- GOAL
Copy every line from the data below in which the string "with" can be found.

- INFORMATION GIVEN
.....
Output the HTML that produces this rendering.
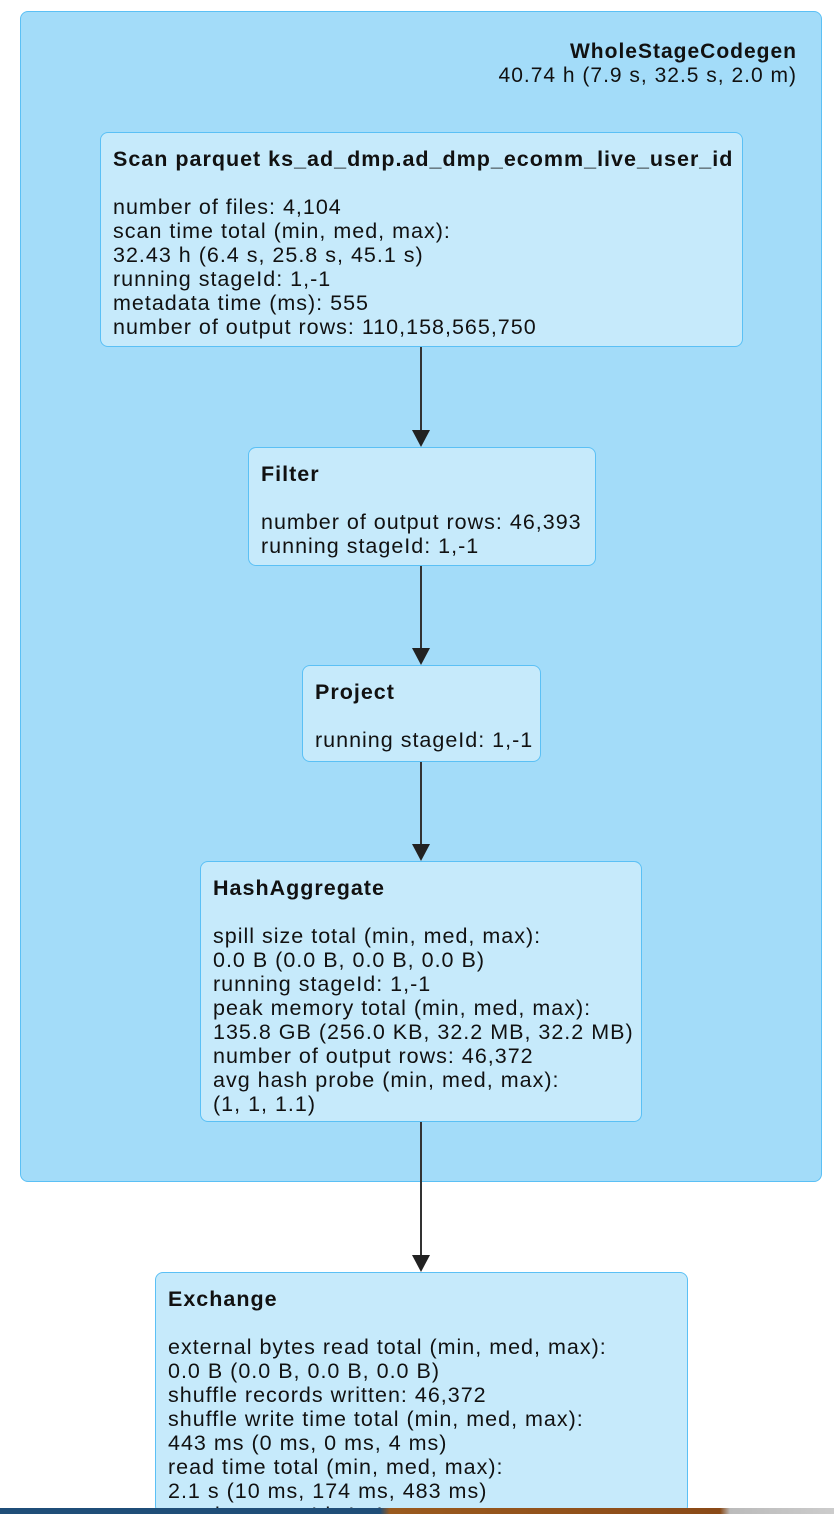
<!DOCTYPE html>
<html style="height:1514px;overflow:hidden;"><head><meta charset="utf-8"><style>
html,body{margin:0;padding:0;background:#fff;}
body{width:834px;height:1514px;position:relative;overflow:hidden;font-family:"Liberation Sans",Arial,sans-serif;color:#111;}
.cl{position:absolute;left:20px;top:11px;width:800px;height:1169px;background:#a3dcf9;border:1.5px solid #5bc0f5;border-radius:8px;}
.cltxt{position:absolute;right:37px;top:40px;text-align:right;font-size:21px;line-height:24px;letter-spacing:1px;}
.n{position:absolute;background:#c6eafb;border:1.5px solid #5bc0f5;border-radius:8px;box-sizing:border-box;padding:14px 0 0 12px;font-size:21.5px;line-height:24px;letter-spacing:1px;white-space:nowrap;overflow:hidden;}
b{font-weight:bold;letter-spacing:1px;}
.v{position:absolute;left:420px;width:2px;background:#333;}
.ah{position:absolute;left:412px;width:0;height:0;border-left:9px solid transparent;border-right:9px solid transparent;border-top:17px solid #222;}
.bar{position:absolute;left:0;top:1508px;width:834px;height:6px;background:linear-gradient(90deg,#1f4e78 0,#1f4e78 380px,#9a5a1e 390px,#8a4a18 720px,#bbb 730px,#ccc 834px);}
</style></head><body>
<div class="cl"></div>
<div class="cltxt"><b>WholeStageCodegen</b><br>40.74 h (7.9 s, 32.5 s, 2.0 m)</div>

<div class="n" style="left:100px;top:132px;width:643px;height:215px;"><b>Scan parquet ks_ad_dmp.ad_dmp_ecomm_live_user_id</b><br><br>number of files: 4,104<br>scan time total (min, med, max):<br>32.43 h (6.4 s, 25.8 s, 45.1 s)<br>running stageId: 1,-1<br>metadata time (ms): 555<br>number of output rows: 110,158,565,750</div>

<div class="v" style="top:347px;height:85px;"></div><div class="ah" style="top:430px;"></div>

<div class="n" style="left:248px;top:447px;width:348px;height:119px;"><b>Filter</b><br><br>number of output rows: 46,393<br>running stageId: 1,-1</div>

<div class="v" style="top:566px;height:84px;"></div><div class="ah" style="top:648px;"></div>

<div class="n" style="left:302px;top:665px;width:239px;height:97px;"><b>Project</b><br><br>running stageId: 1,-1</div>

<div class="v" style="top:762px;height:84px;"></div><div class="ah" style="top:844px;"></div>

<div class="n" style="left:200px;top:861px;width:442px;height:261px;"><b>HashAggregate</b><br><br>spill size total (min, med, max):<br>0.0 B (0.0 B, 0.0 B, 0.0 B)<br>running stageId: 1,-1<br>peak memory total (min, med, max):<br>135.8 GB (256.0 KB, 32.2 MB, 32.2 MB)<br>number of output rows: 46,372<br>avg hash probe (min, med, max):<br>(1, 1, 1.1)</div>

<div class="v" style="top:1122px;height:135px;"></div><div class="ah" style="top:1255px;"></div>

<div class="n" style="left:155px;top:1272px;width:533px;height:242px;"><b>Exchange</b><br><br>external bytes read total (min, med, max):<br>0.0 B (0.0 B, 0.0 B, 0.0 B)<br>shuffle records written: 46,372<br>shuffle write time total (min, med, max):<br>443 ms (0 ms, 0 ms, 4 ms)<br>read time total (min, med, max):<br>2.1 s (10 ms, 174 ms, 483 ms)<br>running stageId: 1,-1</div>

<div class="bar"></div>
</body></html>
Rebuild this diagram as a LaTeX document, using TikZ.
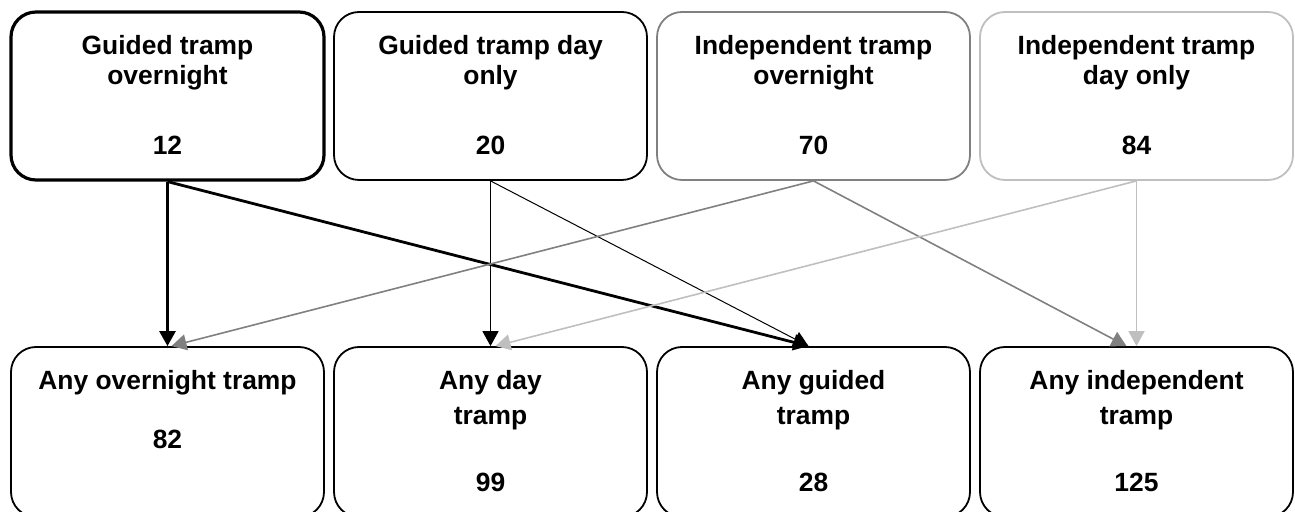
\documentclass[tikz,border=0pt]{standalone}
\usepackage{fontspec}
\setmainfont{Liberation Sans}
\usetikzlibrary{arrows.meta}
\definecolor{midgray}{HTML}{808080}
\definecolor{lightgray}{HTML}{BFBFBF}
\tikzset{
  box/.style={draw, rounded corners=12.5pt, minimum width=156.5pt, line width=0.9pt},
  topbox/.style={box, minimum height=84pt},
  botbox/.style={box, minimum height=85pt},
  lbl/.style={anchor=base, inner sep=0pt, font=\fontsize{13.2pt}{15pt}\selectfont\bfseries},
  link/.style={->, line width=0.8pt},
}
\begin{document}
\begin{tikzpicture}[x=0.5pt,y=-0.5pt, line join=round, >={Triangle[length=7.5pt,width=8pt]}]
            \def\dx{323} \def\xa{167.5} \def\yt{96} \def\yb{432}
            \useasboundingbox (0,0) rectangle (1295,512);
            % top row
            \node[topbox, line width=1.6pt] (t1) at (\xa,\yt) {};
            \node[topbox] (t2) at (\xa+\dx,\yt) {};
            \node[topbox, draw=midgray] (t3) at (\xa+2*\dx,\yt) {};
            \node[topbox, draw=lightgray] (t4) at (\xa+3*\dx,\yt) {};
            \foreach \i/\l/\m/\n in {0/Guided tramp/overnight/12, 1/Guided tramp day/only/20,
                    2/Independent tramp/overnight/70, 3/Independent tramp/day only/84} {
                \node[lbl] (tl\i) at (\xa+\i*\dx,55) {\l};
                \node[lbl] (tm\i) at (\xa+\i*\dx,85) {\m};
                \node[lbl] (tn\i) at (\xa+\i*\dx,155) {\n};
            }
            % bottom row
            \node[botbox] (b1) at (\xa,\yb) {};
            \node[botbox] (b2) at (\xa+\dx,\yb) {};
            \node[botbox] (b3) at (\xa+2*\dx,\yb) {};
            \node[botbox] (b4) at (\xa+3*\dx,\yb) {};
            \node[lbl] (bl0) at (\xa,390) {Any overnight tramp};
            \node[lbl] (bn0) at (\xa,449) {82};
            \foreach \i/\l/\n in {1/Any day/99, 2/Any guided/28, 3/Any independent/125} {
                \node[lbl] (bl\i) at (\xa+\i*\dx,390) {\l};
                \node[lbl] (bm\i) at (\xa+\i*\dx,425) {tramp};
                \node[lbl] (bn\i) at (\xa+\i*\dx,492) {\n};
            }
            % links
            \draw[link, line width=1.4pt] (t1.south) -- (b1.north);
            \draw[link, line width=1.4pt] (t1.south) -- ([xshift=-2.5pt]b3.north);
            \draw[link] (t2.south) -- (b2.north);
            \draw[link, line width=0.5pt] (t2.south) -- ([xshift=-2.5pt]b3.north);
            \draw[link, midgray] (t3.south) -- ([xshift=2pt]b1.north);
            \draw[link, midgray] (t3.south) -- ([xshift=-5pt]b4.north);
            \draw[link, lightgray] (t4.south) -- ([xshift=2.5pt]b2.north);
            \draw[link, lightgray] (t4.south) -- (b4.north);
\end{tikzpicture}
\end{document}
.....
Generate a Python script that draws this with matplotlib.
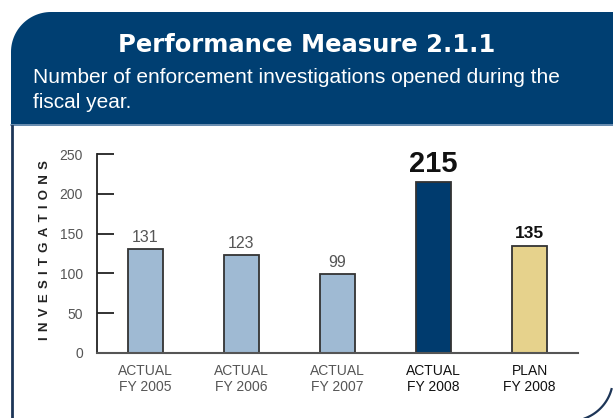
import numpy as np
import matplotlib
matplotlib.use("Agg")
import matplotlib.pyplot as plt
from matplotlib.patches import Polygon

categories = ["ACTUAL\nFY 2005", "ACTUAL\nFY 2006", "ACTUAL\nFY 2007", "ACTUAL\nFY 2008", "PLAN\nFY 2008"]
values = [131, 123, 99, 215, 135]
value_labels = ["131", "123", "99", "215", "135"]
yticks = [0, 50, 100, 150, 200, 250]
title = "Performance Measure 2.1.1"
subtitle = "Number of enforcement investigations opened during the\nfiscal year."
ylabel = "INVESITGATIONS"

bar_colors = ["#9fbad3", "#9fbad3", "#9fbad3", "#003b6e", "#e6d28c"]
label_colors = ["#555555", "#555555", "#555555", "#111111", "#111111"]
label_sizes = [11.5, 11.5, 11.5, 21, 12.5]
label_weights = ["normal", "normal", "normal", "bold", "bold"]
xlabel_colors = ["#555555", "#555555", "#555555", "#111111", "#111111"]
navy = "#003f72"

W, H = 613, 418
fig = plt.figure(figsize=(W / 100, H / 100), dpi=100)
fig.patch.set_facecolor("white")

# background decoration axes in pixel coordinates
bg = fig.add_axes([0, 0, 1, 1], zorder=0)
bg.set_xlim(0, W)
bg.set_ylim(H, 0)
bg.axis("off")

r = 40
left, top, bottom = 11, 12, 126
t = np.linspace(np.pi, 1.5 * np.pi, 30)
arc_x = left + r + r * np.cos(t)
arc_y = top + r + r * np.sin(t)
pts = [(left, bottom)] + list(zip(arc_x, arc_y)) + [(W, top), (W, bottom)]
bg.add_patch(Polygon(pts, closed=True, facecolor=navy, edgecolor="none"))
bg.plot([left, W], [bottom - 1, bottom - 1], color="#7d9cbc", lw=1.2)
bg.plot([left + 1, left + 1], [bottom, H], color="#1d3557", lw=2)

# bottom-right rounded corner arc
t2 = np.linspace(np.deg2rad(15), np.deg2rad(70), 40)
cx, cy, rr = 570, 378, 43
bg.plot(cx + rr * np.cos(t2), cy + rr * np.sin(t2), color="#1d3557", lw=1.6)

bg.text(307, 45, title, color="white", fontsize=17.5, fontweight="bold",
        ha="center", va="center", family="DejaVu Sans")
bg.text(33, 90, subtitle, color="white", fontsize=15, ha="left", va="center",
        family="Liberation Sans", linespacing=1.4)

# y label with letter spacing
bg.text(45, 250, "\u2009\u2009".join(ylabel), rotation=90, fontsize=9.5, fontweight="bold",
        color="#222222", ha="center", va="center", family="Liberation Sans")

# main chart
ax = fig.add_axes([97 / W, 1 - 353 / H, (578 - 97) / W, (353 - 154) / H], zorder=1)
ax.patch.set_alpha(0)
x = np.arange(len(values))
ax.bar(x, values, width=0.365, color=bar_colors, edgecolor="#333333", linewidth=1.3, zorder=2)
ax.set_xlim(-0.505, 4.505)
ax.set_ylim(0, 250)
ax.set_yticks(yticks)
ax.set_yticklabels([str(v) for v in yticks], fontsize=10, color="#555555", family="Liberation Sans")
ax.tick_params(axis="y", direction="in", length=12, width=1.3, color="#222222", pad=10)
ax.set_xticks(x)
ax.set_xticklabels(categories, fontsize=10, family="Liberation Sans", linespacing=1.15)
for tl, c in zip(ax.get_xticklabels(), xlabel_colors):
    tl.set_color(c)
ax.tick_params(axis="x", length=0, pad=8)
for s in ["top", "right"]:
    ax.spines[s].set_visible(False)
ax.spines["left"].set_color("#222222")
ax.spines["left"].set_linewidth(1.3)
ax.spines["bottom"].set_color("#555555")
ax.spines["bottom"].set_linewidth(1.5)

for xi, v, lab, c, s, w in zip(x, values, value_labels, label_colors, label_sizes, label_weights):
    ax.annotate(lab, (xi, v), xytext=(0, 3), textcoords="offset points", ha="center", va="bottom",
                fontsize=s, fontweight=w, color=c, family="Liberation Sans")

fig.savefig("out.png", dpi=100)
.....
- FULL OUTPUT
Generate a Python script that draws this with matplotlib.
# y label with letter spacing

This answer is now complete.